# Instructions for the task
Omit every picture, and retype the lines that run from the beginning of the data below through the line containing "0.768, 0.796, 0.819]", inclusive.

========================================

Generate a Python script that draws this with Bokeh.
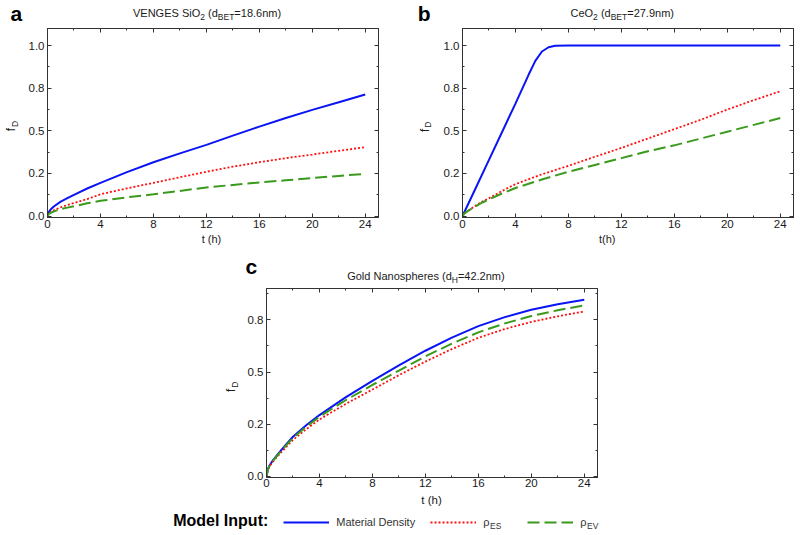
import math
from bokeh.plotting import figure
from bokeh.models import FixedTicker, LinearAxis, Label, Legend, LegendItem, Range1d
from bokeh.layouts import column, row
from bokeh.embed import file_html
from bokeh.resources import INLINE

# ---------------- data ----------------
t = [0, 0.1, 0.25, 0.5, 1, 1.5, 2, 3, 4, 6, 8, 10, 12, 14, 16, 18, 20, 22, 24]

a_md = [0, 0.025, 0.04, 0.058, 0.085, 0.105, 0.125, 0.162, 0.195, 0.258, 0.316, 0.368, 0.418, 0.472, 0.525, 0.575, 0.623, 0.668, 0.713]
a_es = [0, 0.015, 0.025, 0.035, 0.052, 0.065, 0.077, 0.1, 0.128, 0.163, 0.195, 0.228, 0.26, 0.29, 0.316, 0.34, 0.361, 0.383, 0.404]
a_ev = [0, 0.012, 0.02, 0.028, 0.042, 0.05, 0.058, 0.075, 0.09, 0.11, 0.128, 0.148, 0.168, 0.183, 0.197, 0.21, 0.223, 0.236, 0.248]

t_b_md = [0, 1, 2, 3, 4, 5, 5.5, 6, 6.5, 7, 8, 12, 16, 20, 24]
b_md = [0, 0.165, 0.33, 0.495, 0.66, 0.83, 0.91, 0.965, 0.99, 0.999, 1.0, 1.0, 1.0, 1.0, 1.0]
b_es = [0, 0.012, 0.022, 0.035, 0.062, 0.085, 0.105, 0.148, 0.188, 0.245, 0.295, 0.348, 0.4, 0.455, 0.51, 0.565, 0.625, 0.68, 0.732]
b_ev = [0, 0.012, 0.022, 0.035, 0.058, 0.08, 0.098, 0.133, 0.165, 0.215, 0.26, 0.3, 0.34, 0.38, 0.415, 0.455, 0.495, 0.535, 0.575]

c_md = [0, 0.035, 0.055, 0.078, 0.118, 0.155, 0.19, 0.245, 0.294, 0.38, 0.458, 0.532, 0.602, 0.665, 0.72, 0.763, 0.798, 0.825, 0.846]
c_es = [0, 0.032, 0.05, 0.072, 0.108, 0.142, 0.175, 0.226, 0.273, 0.348, 0.416, 0.485, 0.55, 0.61, 0.664, 0.706, 0.74, 0.767, 0.79]
c_ev = [0, 0.034, 0.053, 0.076, 0.114, 0.15, 0.185, 0.238, 0.286, 0.366, 0.438, 0.507, 0.575, 0.636, 0.69, 0.733, 0.768, 0.796, 0.819]

x_ticks = [0, 4, 8, 12, 16, 20, 24]
x_tick_labels = ["0", "4", "8", "12", "16", "20", "24"]
x_minor = [2, 6, 10, 14, 18, 22]
y_ticks_ab = [0, 0.25, 0.5, 0.75, 1]
y_tick_labels_ab = ["0.0", "0.2", "0.5", "0.8", "1.0"]
y_ticks_c = [0, 0.25, 0.5, 0.75]
y_tick_labels_c = ["0.0", "0.2", "0.5", "0.8"]
y_minor = [0.125, 0.375, 0.625, 0.875]

legend_labels = ["Material Density", "ρ", "ρ"]

# ---------------- style / geometry ----------------
FONT = "Liberation Sans"
BLUE = "#0a14f5"
RED = "#ff1010"
GREEN = "#3a9a1c"
AX = "#333333"
TXT = "#1a1a1a"
FW, FH = 331, 189
XR = (0, 25)
YR_AB = (-0.008, 1.1)
YR_C = (-0.005, 0.9)
RED_DASH = "2 2"
GREEN_DASH = "12 5"
MID = 0.35  # baseline-to-middle distance, in em

AW = {' ': 278, 'V': 667, 'E': 667, 'N': 722, 'G': 778, 'S': 667, 'i': 222, 'O': 778,
      '(': 333, ')': 333, 'd': 556, '=': 584, '.': 278, 'n': 556, 'm': 833, 'C': 722,
      'e': 556, 'o': 556, 'l': 222, 'a': 556, 'p': 556, 'h': 556, 'r': 333, 's': 500,
      'B': 667, 'T': 611, 'H': 722}


def tw(s, size):
    return sum(AW.get(c, 556) for c in s) / 1000.0 * size


def mk_axis(ticks, minor, labels, show, standoff):
    ax = LinearAxis(ticker=FixedTicker(ticks=ticks, minor_ticks=minor))
    ax.major_tick_in = 4
    ax.major_tick_out = 0
    ax.minor_tick_in = 2
    ax.minor_tick_out = 0
    ax.axis_line_color = AX
    ax.major_tick_line_color = AX
    ax.minor_tick_line_color = AX
    if show:
        ax.major_label_overrides = {k: v for k, v in zip(ticks, labels)}
        ax.major_label_text_font = FONT
        ax.major_label_text_font_size = "11.5px"
        ax.major_label_text_color = TXT
        ax.major_label_standoff = standoff
    else:
        ax.major_label_overrides = {k: "" for k in ticks}
        ax.major_label_text_font_size = "0px"
        ax.major_label_standoff = 0
    return ax


def panel(lb, tb, rb, bb, yr, yt, ylab, xstand):
    p = figure(frame_width=FW, frame_height=FH,
               min_border_left=lb, min_border_right=rb,
               min_border_top=tb, min_border_bottom=bb,
               x_range=Range1d(*XR), y_range=Range1d(*yr),
               x_axis_type=None, y_axis_type=None, title=None,
               output_backend="svg", toolbar_location=None,
               background_fill_color="white", border_fill_color="white",
               outline_line_color=AX)
    p.add_layout(mk_axis(x_ticks, x_minor, x_tick_labels, True, xstand), "below")
    p.add_layout(mk_axis(x_ticks, x_minor, x_tick_labels, False, 0), "above")
    p.add_layout(mk_axis(yt, y_minor, ylab, True, 3), "left")
    p.add_layout(mk_axis(yt, y_minor, ylab, False, 0), "right")
    return p


class Strip:
    """A text-only figure whose frame fills its canvas; page pixel positions map 1:1."""

    def __init__(self, x0, y0, w, h):
        self.x0, self.y0, self.w, self.h = x0, y0, w, h
        self.fig = figure(width=w, height=h, min_border=0,
                          x_range=Range1d(0, w), y_range=Range1d(0, h),
                          x_axis_type=None, y_axis_type=None, title=None,
                          output_backend="svg", toolbar_location=None,
                          outline_line_color=None, border_fill_color="white",
                          background_fill_color="white")

    def put(self, px, py, text, size, bold=False, align="left", rotated=False, color=TXT):
        # (px, py): start of the text on its baseline, in page pixels
        if rotated:
            cx, cy = px - MID * size, py
        else:
            cx, cy = px, py - MID * size
        self.fig.add_layout(Label(x=cx - self.x0, y=self.y0 + self.h - cy,
                                  x_units="data", y_units="data", text=text,
                                  text_font=FONT, text_font_size=f"{size}px",
                                  text_font_style="bold" if bold else "normal",
                                  text_align=align, text_baseline="middle",
                                  text_line_height=1.0,
                                  angle=math.pi / 2 if rotated else 0.0,
                                  text_color=color))

    def title(self, x0, base, parts):
        x = x0
        for s, sub in parts:
            size = 8.5 if sub else 11
            core = s.lstrip(" ")
            x += tw(s[:len(s) - len(core)], size)
            self.put(x, base + (2.8 if sub else 0), core, size)
            x += tw(core, size)

    def ylabel(self, bx, by):
        self.put(bx, by, "f", 12, rotated=True)
        self.put(bx + 2.5, by - 4.5, "D", 8.5, rotated=True)


# ---------------- layout rows (page px, origin top-left) ----------------
# header strip 0..25
head1 = Strip(0, 0, 800, 25)
head1.put(10, 20, "a", 21, bold=True, color="black")
head1.title(132.5, 16.7, [("VENGES SiO", False), ("2", True), (" (d", False),
                          ("BET", True), ("=18.6nm)", False)])
head1.put(417.3, 20, "b", 21, bold=True, color="black")
head1.title(570, 16.7, [("CeO", False), ("2", True), (" (d", False),
                        ("BET", True), ("=27.9nm)", False)])

# row 1: 25..232
ROW1_H = 3 + FH + 15
lab_a = Strip(0, 25, 20, ROW1_H)
lab_a.ylabel(15, 137.5)
pa = panel(27, 3, 35, 15, YR_AB, y_ticks_ab, y_tick_labels_ab, 2)
pa.line(t, a_md, line_color=BLUE, line_width=2)
pa.line(t, a_es, line_color=RED, line_width=1.8, line_dash=RED_DASH)
pa.line(t, a_ev, line_color=GREEN, line_width=2, line_dash=GREEN_DASH)

lab_b = Strip(413, 25, 20, ROW1_H)
lab_b.ylabel(428.3, 138.3)
pb = panel(29, 3, 7, 15, YR_AB, y_ticks_ab, y_tick_labels_ab, 2)
pb.line(t_b_md, b_md, line_color=BLUE, line_width=2)
pb.line(t, b_es, line_color=RED, line_width=1.8, line_dash=RED_DASH)
pb.line(t, b_ev, line_color=GREEN, line_width=2, line_dash=GREEN_DASH)

# x-label strip 232..253
xl1 = Strip(0, 232, 800, 21)
xl1.put(211, 242, "t (h)", 11, align="center")
xl1.put(606.7, 242, "t(h)", 11, align="center")

# header c 253..285
head2 = Strip(0, 253, 800, 32)
head2.put(245, 273.3, "c", 21, bold=True, color="black")
head2.title(346.7, 279.3, [("Gold Nanospheres (d", False), ("H", True), ("=42.2nm)", False)])

# row 2: 285..492
ROW2_H = 3 + FH + 15
lab_c = Strip(0, 285, 240, ROW2_H)
lab_c.ylabel(235, 398.3)
pc = panel(26, 3, 203, 15, YR_C, y_ticks_c, y_tick_labels_c, 1)
pc.line(t, c_md, line_color=BLUE, line_width=2)
pc.line(t, c_es, line_color=RED, line_width=1.8, line_dash=RED_DASH)
pc.line(t, c_ev, line_color=GREEN, line_width=2, line_dash=GREEN_DASH)

# footer 492..535 (legend: its sample renderers use an off-screen range)
foot = Strip(0, 492, 800, 43)
foot.fig.extra_y_ranges = {"off": Range1d(start=10, end=20)}
foot.put(431, 504, "t (h)", 11.5, align="center")
foot.put(172.7, 526, "Model Input:", 16, bold=True, color="black")
lr_md = foot.fig.line(t, c_md, y_range_name="off", line_color=BLUE, line_width=2)
lr_es = foot.fig.line(t, c_es, y_range_name="off", line_color=RED, line_width=1.8, line_dash=RED_DASH)
lr_ev = foot.fig.line(t, c_ev, y_range_name="off", line_color=GREEN, line_width=2, line_dash=GREEN_DASH)
legend = Legend(items=[LegendItem(label=legend_labels[0], renderers=[lr_md]),
                       LegendItem(label=legend_labels[1], renderers=[lr_es]),
                       LegendItem(label=legend_labels[2], renderers=[lr_ev])],
                orientation="horizontal", location=(283.3, 535 - 521.5 - 7),
                glyph_width=46, glyph_height=14, label_height=14, label_width=29,
                label_standoff=7, spacing=15, padding=0, margin=0,
                border_line_color=None, background_fill_alpha=0,
                label_text_font=FONT, label_text_font_size="11px",
                label_text_color="#333333")
foot.fig.add_layout(legend)
foot.put(489.5, 528.5, "ES", 8.5, color="#333333")
foot.put(586.5, 528.5, "EV", 8.5, color="#333333")

layout = column(
    head1.fig,
    row(lab_a.fig, pa, lab_b.fig, pb),
    xl1.fig,
    head2.fig,
    row(lab_c.fig, pc),
    foot.fig,
)
open("out.html", "w").write(file_html(layout, INLINE))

========================================

# Correct output
Generate a Python script that draws this with Bokeh.
import math
from bokeh.plotting import figure
from bokeh.models import FixedTicker, LinearAxis, Label, Legend, LegendItem, Range1d
from bokeh.layouts import column, row
from bokeh.embed import file_html
from bokeh.resources import INLINE

# ---------------- data ----------------
t = [0, 0.1, 0.25, 0.5, 1, 1.5, 2, 3, 4, 6, 8, 10, 12, 14, 16, 18, 20, 22, 24]

a_md = [0, 0.025, 0.04, 0.058, 0.085, 0.105, 0.125, 0.162, 0.195, 0.258, 0.316, 0.368, 0.418, 0.472, 0.525, 0.575, 0.623, 0.668, 0.713]
a_es = [0, 0.015, 0.025, 0.035, 0.052, 0.065, 0.077, 0.1, 0.128, 0.163, 0.195, 0.228, 0.26, 0.29, 0.316, 0.34, 0.361, 0.383, 0.404]
a_ev = [0, 0.012, 0.02, 0.028, 0.042, 0.05, 0.058, 0.075, 0.09, 0.11, 0.128, 0.148, 0.168, 0.183, 0.197, 0.21, 0.223, 0.236, 0.248]

t_b_md = [0, 1, 2, 3, 4, 5, 5.5, 6, 6.5, 7, 8, 12, 16, 20, 24]
b_md = [0, 0.165, 0.33, 0.495, 0.66, 0.83, 0.91, 0.965, 0.99, 0.999, 1.0, 1.0, 1.0, 1.0, 1.0]
b_es = [0, 0.012, 0.022, 0.035, 0.062, 0.085, 0.105, 0.148, 0.188, 0.245, 0.295, 0.348, 0.4, 0.455, 0.51, 0.565, 0.625, 0.68, 0.732]
b_ev = [0, 0.012, 0.022, 0.035, 0.058, 0.08, 0.098, 0.133, 0.165, 0.215, 0.26, 0.3, 0.34, 0.38, 0.415, 0.455, 0.495, 0.535, 0.575]

c_md = [0, 0.035, 0.055, 0.078, 0.118, 0.155, 0.19, 0.245, 0.294, 0.38, 0.458, 0.532, 0.602, 0.665, 0.72, 0.763, 0.798, 0.825, 0.846]
c_es = [0, 0.032, 0.05, 0.072, 0.108, 0.142, 0.175, 0.226, 0.273, 0.348, 0.416, 0.485, 0.55, 0.61, 0.664, 0.706, 0.74, 0.767, 0.79]
c_ev = [0, 0.034, 0.053, 0.076, 0.114, 0.15, 0.185, 0.238, 0.286, 0.366, 0.438, 0.507, 0.575, 0.636, 0.69, 0.733, 0.768, 0.796, 0.819]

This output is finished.